A nota lembra que a Consolare é “alvo de investigação do Tribunal de Contas do Município (TCM) por não fazer os investimentos necessários na manutenção, especialmente, do Cemitério da Consolação”.
“A empresa vencedora considera-se em clima de copa do mundo do setor, prevendo os promissores novos negócios. Aos paulistas fica a triste saga de desvalorização do que é público pela ‘qualidade sempre relativa e contestável’ do privado”, finaliza a nota.
Deputado do PL investigado por agressão à ex-mulher diz que SP “vai privatizar tudo”
Por sua vez, um dos mais agressivos bolsonaristas da Alesp, o deputado Lucas Bove, vice-líder do PL, publicou em suas mídias sociais na terça-feira um vídeo no qual escancara sem nenhum pudor a defesa do projeto privatista capitaneado por Tarcísio.
“Nós vamos privatizar o Estado de São Paulo inteiro, vamos privatizar escola, vamos privatizar Metrô p’ra pelegada perder o emprego, vamos privatizar Fundação Casa. Vamos privatizar tudo no Estado de São Paulo, absolutamente tudo”, diz.

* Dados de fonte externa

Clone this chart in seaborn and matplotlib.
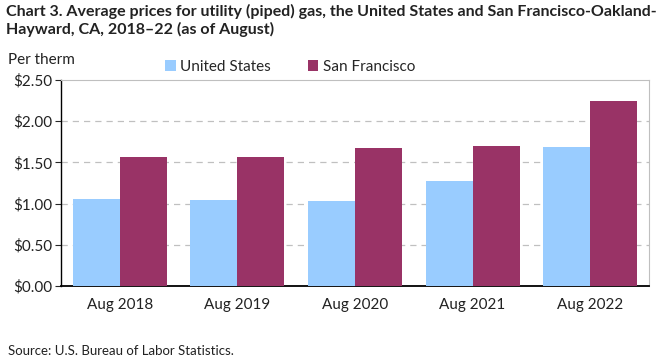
import pandas as pd
import matplotlib.pyplot as plt
import seaborn as sns

# Dados do gráfico (preço médio por therm, agosto de cada ano)
periodos = ['Aug 2018', 'Aug 2019', 'Aug 2020', 'Aug 2021', 'Aug 2022']
series = ['United States', 'San Francisco']
precos_eua = [1.05, 1.04, 1.03, 1.27, 1.69]
precos_sf = [1.57, 1.57, 1.68, 1.70, 2.24]
ticks_y = [0.0, 0.5, 1.0, 1.5, 2.0, 2.5]

cores = {'United States': '#99CCFF', 'San Francisco': '#993366'}

df = pd.DataFrame({
    'periodo': periodos * 2,
    'serie': [series[0]] * len(periodos) + [series[1]] * len(periodos),
    'preco': precos_eua + precos_sf,
})

sns.set_style('white')
plt.rcParams['font.family'] = ['Lato', 'DejaVu Sans']

fig = plt.figure(figsize=(6.61, 3.61), dpi=100)
ax = fig.add_axes([61 / 661, 1 - 286 / 361, 588 / 661, 206 / 361])

sns.barplot(data=df, x='periodo', y='preco', hue='serie', palette=cores,
            width=0.8, saturation=1, ax=ax, legend=True, zorder=3,
            linewidth=0, edgecolor='none')

ax.set_ylim(0, 2.5)
ax.set_yticks(ticks_y)
ax.set_yticklabels([f'${v:.2f}' for v in ticks_y], fontsize=11, color='#222222')
ax.tick_params(axis='x', labelsize=11, colors='#222222', length=0, pad=9)
ax.tick_params(axis='y', length=4, width=0.8, direction='out', left=True, pad=2)
ax.set_xlabel('')
ax.set_ylabel('')

for v in ticks_y[1:-1]:
    ax.axhline(v, color='#c0c0c0', linestyle=(0, (5, 4)), linewidth=0.9, zorder=1)

ax.spines['left'].set_color('black')
ax.spines['bottom'].set_color('black')
ax.spines['bottom'].set_linewidth(1.3)
ax.spines['left'].set_linewidth(1.0)
ax.spines['top'].set_color('#bfbfbf')
ax.spines['right'].set_color('#bfbfbf')

ax.legend(loc='lower left', bbox_to_anchor=(165 / 661, 1 - 74 / 361),
          bbox_transform=fig.transFigure, ncol=2, frameon=False, fontsize=11,
          handlelength=0.7, handleheight=0.7, handletextpad=0.3,
          columnspacing=2.4, borderaxespad=0, borderpad=0)

fig.text(6 / 661, 1 - 4 / 361,
         'Chart 3. Average prices for utility (piped) gas, the United States and San Francisco-Oakland-\n'
         'Hayward, CA, 2018\u201322 (as of August)',
         fontsize=11.5, fontweight='bold', va='top', ha='left', color='#222222', linespacing=1.25)
fig.text(8 / 661, 1 - 60 / 361, 'Per therm', fontsize=11, va='center', ha='left', color='#222222')
fig.text(8 / 661, 1 - 351 / 361, 'Source: U.S. Bureau of Labor Statistics.', fontsize=9.5,
         va='center', ha='left', color='#222222')

fig.savefig('out.png', dpi=100)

“É mais uma PPP de sucesso do governador Tarcísio, da base do governador na Assembleia e portanto do Estado de São Paulo, que escolheu esse projeto”, continua, referindo-se ao leilão do primeiro lote. “Terça-feira de muita alegria no Centro de São Paulo.”
Bove é autor de um dos projetos de lei que tramitam na Alesp para propor a cobrança de mensalidades nas universidades públicas estaduais.
Na semana passada, a defesa da ex-mulher de Bove, a influenciadora Cíntia Chagas, requereu na Justiça a prisão preventiva do deputado por descumprir as medidas cautelares impostas no processo em que é acusado de violência contra ela.
O inquérito policial instaurado na 3ª Delegacia de Defesa da Mulher investiga violência doméstica, violência psicológica, ameaça, injúria e perseguição, de acordo com a Secretaria da Segurança Pública.